INSTRUCTION: Set down the data below without change, skipping the pictures it holds.

—————

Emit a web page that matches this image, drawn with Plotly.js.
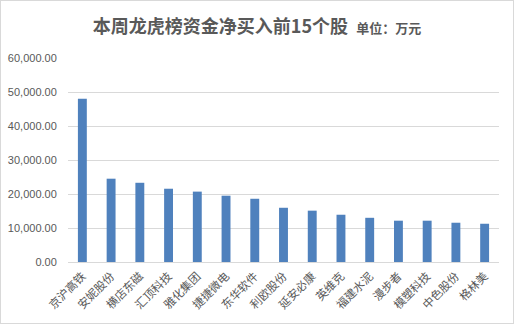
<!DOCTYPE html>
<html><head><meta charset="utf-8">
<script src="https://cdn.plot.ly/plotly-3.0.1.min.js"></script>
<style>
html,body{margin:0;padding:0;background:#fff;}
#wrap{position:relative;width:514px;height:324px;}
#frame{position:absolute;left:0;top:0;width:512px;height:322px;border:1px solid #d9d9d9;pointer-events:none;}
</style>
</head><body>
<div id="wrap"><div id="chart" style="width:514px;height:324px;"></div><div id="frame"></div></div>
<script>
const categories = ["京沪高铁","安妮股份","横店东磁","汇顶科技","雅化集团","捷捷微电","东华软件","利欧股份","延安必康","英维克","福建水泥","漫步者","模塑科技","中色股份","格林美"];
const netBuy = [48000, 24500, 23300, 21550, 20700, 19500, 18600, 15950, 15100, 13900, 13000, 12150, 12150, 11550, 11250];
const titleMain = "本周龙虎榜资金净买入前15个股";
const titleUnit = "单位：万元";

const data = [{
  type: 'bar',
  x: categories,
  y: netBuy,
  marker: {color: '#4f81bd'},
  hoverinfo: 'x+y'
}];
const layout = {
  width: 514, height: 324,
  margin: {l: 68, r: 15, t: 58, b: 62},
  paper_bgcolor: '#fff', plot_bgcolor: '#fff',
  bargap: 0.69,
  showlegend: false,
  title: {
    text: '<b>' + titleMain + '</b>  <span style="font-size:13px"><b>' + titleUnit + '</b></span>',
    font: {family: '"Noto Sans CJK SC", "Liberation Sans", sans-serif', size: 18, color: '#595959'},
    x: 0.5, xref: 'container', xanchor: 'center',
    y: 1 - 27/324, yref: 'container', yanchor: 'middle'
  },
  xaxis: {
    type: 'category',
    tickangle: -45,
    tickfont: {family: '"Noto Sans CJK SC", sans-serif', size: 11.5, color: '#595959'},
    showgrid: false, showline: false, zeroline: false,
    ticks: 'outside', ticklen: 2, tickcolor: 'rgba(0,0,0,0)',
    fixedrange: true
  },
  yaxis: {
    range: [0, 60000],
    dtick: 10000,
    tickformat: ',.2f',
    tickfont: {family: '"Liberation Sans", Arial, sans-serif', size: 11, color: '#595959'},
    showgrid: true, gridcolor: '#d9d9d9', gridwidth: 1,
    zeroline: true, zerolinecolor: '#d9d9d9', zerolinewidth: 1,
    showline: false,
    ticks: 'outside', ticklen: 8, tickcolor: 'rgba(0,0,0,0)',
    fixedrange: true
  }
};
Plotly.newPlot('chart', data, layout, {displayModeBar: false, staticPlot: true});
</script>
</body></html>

—————

ANSWER TO THE EXERCISE:
Emit a web page that matches this image, drawn with Plotly.js.
<!DOCTYPE html>
<html><head><meta charset="utf-8">
<script src="https://cdn.plot.ly/plotly-3.0.1.min.js"></script>
<style>
html,body{margin:0;padding:0;background:#fff;}
#wrap{position:relative;width:514px;height:324px;}
#frame{position:absolute;left:0;top:0;width:512px;height:322px;border:1px solid #d9d9d9;pointer-events:none;}
</style>
</head><body>
<div id="wrap"><div id="chart" style="width:514px;height:324px;"></div><div id="frame"></div></div>
<script>
const categories = ["京沪高铁","安妮股份","横店东磁","汇顶科技","雅化集团","捷捷微电","东华软件","利欧股份","延安必康","英维克","福建水泥","漫步者","模塑科技","中色股份","格林美"];
const netBuy = [48000, 24500, 23300, 21550, 20700, 19500, 18600, 15950, 15100, 13900, 13000, 12150, 12150, 11550, 11250];
const titleMain = "本周龙虎榜资金净买入前15个股";
const titleUnit = "单位：万元";

const data = [{
  type: 'bar',
  x: categories,
  y: netBuy,
  marker: {color: '#4f81bd'},
  hoverinfo: 'x+y'
}];
const layout = {
  width: 514, height: 324,
  margin: {l: 68, r: 15, t: 58, b: 62},
  paper_bgcolor: '#fff', plot_bgcolor: '#fff',
  bargap: 0.69,
  showlegend: false,
  title: {
    text: '<b>' + titleMain + '</b>  <span style="font-size:13px"><b>' + titleUnit + '</b></span>',
    font: {family: '"Noto Sans CJK SC", "Liberation Sans", sans-serif', size: 18, color: '#595959'},
    x: 0.5, xref: 'container', xanchor: 'center',
    y: 1 - 27/324, yref: 'container', yanchor: 'middle'
  },
  xaxis: {
    type: 'category',
    tickangle: -45,
    tickfont: {family: '"Noto Sans CJK SC", sans-serif', size: 11.5, color: '#595959'},
    showgrid: false, showline: false, zeroline: false,
    ticks: 'outside', ticklen: 2, tickcolor: 'rgba(0,0,0,0)',
    fixedrange: true
  },
  yaxis: {
    range: [0, 60000],
    dtick: 10000,
    tickformat: ',.2f',
    tickfont: {family: '"Liberation Sans", Arial, sans-serif', size: 11, color: '#595959'},
    showgrid: true, gridcolor: '#d9d9d9', gridwidth: 1,
    zeroline: true, zerolinecolor: '#d9d9d9', zerolinewidth: 1,
    showline: false,
    ticks: 'outside', ticklen: 8, tickcolor: 'rgba(0,0,0,0)',
    fixedrange: true
  }
};
Plotly.newPlot('chart', data, layout, {displayModeBar: false, staticPlot: true});
</script>
</body></html>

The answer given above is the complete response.